Much more important, LeAnn’s love for Japan never left her. 

She’d gone many places and done many things but Japan was always someplace special.  When she taught herself to paint in the late 1960’s, some of her first works were a copy of a fierce temple guardian she’d seen in Japan, from the 9th or 10th century, and a primitive, lovely image of the baby Jesus, Mary and Joseph, all with Japanese features.


[Above:  LeAnn Bartok -- painter, conceptual artist, avant-garde filmmaker and actress in Japanese movies -- in New York City, late 1980's]

The last great cycle of paintings she did before her death were over 150 views of Mt. Fuji, with the mountain, golden and radiant, surrounded by her red Skyworks mile streaming overhead:





[Above:  two of LeAnn Bartok's Mt.

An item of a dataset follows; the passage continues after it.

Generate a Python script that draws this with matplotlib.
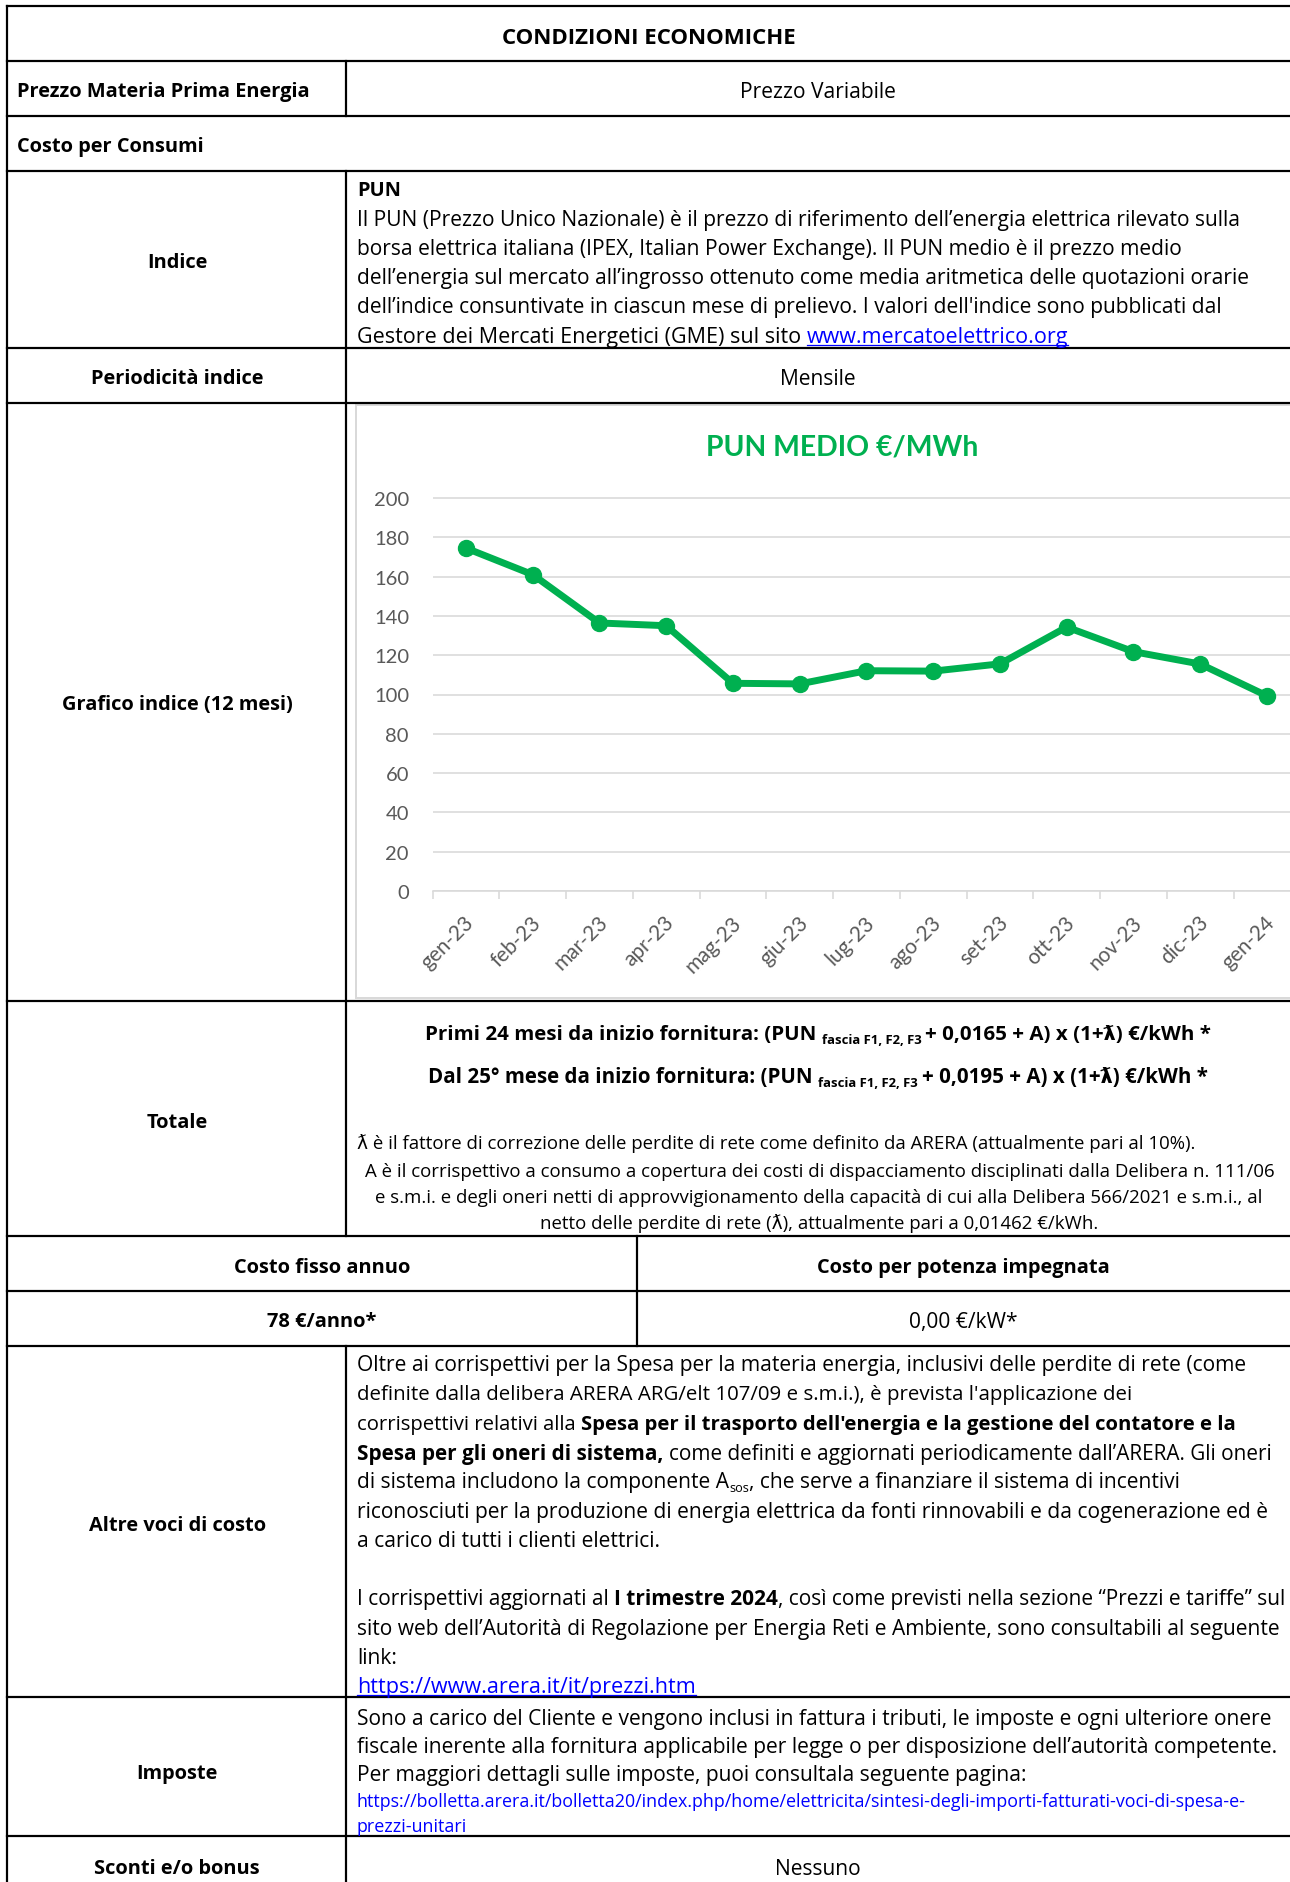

Fuji series of paintings with close-up details]

I was beyond heartbroken, as were my two brothers and sister.  I woke up the morning after she died and the world seemed like a cold, unfamiliar place that I no longer recognized or wanted to be a part of.

I returned to Japan in March, 2002, this time with my then-girlfriend (now wife) Susan.  The sakura cherry blossoms were blooming early that year.   We had some wild adventures, culminating in a haunting, disturbing episode where we found the body of a man who’d just hanged himself, in the forest behind the cemetery in Kyoto’s Nanzenji Temple, and then led the Kyoto Homicide Squad back to where the body was hanging.

There were strange spirits in the air.

During the trip, my friend Isao Tsujimoto at the Japan Foundation had arranged for me to meet with Tadao Sato, an elegant and thoughtful man who is one of Japan’s best known and most influential film critics.  (In December 2010 he was given the 38th Japan Foundation Award for Arts & Culture in recognition of his efforts to introduce films from across Asia to Japanese audiences.)

Over coffee I told Sato the oft-repeated story of LeAnn and Kimi Wa Nerawareteiru.  In some ways I was more determined than ever to find the movie – it was a link to her past, one that she was no longer around to share with us.  Sato listened to the story with polite interest and took the Xeroxed pages of the script I offered to him.

I thought nothing more would come of it.